Suddenly, I came to my senses and realised that I wasn’t doing anything to any purpose. I didn’t approach the still figure. Why, I don’t know. Instead, I turned, ran into the lobby of the Acropolis Hotel and yelled, then tried again, more loudly. No one answered and I left in a hurry.
A  woman was kneeling by the motionless figure. I paused, indecisively,  behind her. Another woman brushed past me carrying a rolled-up raincoat.  Together, they gently eased the makeshift pillow under his head. I stood by feeling useless.
By  the taxi, a man was slumped back in the open door to the driver’s seat  and he was lamenting loudly: ‘Never in 15 years of driving… never… never…’  He was rattling out these words, repeatedly. Another man was holding  his arm, sympathetically. Obviously, the stricken fellow would be the  driver. He must have heard, felt, if not seen, the collision between man  and machine.

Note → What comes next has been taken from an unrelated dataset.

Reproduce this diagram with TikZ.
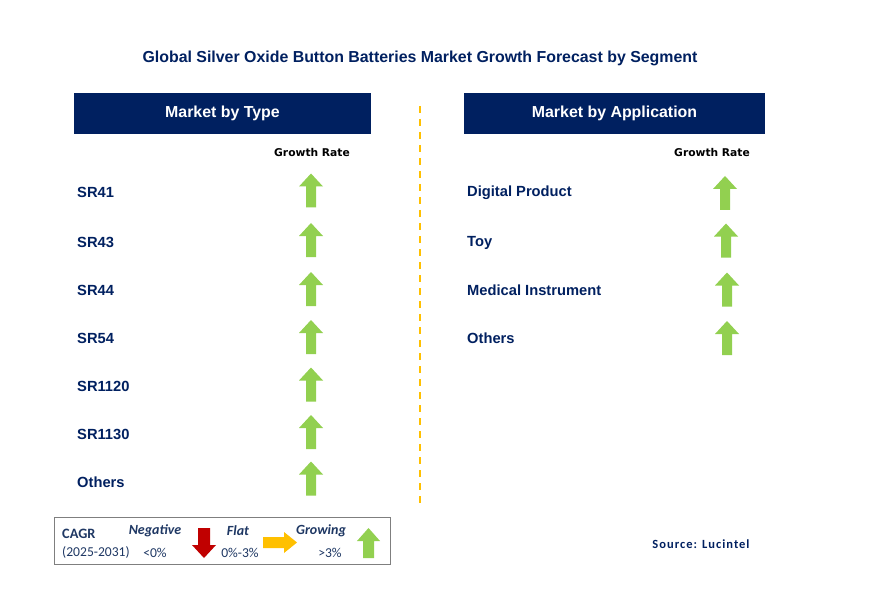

An ambulance slid  up to us. Two figures emerged, and one knelt by the man.  He began to shout - loudly enough, but not unkindly - into his ear:
“Hello, sir! Can you hear me?
Tell, me your name, sir.”
He repeated his words a number of times but drew no response.
A stretcher was produced quickly and the stricken man was lifted with great care onto it. A moment later, a swirl of bells and the vehicle sped away. I was to learn, days later, that the victim was a Somali refugee and he had died.
This accident is well and truly fixed and unlikely to be rinsed away from my memory.